**Task input**
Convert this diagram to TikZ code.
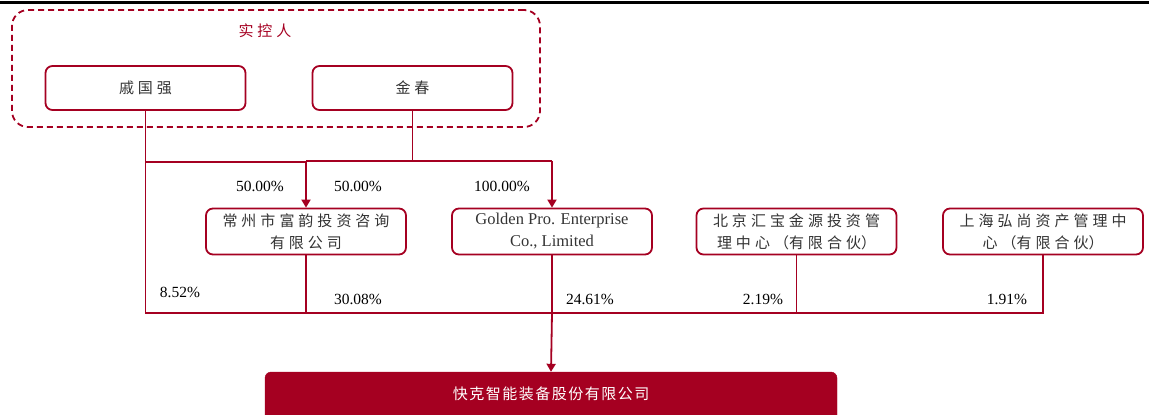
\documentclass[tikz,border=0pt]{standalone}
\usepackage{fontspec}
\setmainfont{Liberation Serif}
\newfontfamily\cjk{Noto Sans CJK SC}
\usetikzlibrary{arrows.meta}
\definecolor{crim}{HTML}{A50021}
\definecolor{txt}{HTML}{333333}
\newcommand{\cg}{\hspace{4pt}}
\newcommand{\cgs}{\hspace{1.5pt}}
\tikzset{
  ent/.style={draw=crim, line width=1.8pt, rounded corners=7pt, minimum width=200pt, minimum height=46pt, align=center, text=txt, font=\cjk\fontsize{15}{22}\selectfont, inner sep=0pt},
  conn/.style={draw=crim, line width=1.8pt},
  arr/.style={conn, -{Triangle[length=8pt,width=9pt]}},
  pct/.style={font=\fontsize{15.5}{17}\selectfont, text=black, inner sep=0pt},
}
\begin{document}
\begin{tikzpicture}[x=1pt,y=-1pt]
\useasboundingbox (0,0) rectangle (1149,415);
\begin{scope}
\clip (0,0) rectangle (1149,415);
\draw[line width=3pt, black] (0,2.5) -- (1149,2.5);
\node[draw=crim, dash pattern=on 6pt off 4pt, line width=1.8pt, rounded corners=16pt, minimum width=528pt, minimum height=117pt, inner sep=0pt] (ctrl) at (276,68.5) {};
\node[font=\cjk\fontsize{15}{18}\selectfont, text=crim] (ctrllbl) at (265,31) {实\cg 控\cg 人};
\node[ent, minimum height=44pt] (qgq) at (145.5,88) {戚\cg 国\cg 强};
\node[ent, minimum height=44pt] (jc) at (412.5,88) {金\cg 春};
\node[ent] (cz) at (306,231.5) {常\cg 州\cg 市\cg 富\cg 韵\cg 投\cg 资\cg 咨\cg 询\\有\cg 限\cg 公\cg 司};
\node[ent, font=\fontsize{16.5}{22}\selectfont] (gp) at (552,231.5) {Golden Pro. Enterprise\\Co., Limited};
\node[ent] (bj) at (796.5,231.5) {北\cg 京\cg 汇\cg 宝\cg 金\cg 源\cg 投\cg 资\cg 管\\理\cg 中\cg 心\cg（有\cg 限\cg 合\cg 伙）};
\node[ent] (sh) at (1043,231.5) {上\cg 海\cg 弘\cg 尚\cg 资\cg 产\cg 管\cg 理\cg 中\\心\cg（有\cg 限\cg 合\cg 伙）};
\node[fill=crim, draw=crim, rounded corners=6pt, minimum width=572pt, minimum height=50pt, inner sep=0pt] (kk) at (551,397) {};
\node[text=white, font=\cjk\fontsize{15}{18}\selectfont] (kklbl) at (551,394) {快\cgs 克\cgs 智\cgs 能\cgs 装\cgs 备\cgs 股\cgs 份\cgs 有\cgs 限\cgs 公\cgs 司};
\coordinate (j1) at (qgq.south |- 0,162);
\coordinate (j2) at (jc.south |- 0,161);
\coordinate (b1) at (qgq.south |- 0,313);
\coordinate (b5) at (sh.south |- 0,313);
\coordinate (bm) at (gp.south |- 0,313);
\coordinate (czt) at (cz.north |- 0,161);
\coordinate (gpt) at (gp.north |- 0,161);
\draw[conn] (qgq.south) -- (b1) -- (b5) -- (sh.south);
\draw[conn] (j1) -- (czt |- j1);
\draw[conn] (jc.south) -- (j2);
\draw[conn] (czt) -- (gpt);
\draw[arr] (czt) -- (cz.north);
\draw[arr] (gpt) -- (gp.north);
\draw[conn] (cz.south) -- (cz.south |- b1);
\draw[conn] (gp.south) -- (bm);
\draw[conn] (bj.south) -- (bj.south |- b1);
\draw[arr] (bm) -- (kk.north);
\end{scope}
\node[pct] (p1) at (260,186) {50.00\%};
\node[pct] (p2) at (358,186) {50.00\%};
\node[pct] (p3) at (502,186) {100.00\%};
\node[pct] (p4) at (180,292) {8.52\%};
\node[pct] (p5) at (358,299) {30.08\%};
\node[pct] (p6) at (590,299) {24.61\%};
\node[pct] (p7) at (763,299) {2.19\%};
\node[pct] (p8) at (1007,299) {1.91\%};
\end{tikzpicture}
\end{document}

...

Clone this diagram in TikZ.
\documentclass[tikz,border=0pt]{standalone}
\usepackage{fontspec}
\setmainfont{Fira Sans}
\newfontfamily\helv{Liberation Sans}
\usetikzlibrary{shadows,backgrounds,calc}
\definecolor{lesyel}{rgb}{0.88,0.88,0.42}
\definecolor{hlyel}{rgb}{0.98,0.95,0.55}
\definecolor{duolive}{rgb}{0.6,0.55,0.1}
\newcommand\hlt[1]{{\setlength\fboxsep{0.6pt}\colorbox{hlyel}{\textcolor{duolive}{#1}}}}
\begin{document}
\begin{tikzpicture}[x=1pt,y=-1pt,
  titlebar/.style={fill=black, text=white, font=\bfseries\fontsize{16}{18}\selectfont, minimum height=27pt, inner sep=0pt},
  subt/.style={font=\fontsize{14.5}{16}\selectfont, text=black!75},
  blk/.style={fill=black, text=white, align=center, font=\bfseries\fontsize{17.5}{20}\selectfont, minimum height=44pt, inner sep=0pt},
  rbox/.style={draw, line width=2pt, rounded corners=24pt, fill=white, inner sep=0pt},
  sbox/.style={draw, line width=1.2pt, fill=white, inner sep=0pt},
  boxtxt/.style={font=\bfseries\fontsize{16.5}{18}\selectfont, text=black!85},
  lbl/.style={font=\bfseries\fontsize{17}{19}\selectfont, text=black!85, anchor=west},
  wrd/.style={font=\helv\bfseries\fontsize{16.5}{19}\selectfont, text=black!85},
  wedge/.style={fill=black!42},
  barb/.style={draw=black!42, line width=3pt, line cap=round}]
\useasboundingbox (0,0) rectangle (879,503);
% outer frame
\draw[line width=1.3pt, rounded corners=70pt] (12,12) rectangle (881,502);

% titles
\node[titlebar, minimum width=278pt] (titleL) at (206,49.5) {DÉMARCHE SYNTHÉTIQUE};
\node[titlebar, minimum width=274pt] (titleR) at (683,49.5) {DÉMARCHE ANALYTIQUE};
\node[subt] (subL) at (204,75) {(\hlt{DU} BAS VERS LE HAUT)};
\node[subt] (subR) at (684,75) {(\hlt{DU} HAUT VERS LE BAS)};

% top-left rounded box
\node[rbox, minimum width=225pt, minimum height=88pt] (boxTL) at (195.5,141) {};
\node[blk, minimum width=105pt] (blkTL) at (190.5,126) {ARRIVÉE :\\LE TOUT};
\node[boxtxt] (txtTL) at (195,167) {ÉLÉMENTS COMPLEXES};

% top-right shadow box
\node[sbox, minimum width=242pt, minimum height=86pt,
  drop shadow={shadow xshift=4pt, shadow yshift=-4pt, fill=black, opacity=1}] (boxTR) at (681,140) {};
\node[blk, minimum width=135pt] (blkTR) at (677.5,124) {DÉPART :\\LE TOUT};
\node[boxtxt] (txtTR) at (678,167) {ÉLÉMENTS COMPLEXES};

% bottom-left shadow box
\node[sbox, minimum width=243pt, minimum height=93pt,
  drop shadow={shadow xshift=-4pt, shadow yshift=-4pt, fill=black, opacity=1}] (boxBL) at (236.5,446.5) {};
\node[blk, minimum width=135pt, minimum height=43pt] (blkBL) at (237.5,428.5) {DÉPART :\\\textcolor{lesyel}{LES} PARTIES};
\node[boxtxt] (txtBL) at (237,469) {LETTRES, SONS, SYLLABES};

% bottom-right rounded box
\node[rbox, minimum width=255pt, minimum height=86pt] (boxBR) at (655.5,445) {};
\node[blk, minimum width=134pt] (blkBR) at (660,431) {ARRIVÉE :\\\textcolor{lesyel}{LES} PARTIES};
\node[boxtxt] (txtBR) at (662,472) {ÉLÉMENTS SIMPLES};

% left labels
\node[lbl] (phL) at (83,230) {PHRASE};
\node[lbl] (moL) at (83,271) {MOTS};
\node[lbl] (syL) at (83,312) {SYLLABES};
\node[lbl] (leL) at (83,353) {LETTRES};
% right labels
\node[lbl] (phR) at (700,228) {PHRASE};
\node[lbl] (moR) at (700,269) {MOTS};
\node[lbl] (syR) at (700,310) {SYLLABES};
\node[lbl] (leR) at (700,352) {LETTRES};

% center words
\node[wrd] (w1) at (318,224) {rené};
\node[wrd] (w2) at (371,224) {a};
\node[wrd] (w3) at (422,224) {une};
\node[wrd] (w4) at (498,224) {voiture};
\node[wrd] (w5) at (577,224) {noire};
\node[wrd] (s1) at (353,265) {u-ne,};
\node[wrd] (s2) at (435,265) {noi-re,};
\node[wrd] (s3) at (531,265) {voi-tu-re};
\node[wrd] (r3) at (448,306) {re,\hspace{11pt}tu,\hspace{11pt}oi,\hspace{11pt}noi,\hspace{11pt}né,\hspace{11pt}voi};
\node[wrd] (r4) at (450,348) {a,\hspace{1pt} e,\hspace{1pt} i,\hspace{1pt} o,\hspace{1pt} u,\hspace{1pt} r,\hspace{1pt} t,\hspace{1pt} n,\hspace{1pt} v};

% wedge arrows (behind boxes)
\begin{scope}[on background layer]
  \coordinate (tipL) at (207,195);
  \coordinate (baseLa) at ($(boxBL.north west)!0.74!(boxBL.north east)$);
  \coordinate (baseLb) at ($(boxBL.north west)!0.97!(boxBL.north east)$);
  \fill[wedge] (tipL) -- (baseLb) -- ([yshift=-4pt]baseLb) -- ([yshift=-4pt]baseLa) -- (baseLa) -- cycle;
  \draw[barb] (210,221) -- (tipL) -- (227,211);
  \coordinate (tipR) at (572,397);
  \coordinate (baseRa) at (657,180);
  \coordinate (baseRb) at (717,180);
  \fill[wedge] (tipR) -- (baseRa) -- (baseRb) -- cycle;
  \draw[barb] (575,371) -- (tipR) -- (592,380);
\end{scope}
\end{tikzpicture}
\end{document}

**Given exercise**
Copy out the lines in which the string "diagram" appears.

**Expected answer**
Convert this diagram to TikZ code.
Clone this diagram in TikZ.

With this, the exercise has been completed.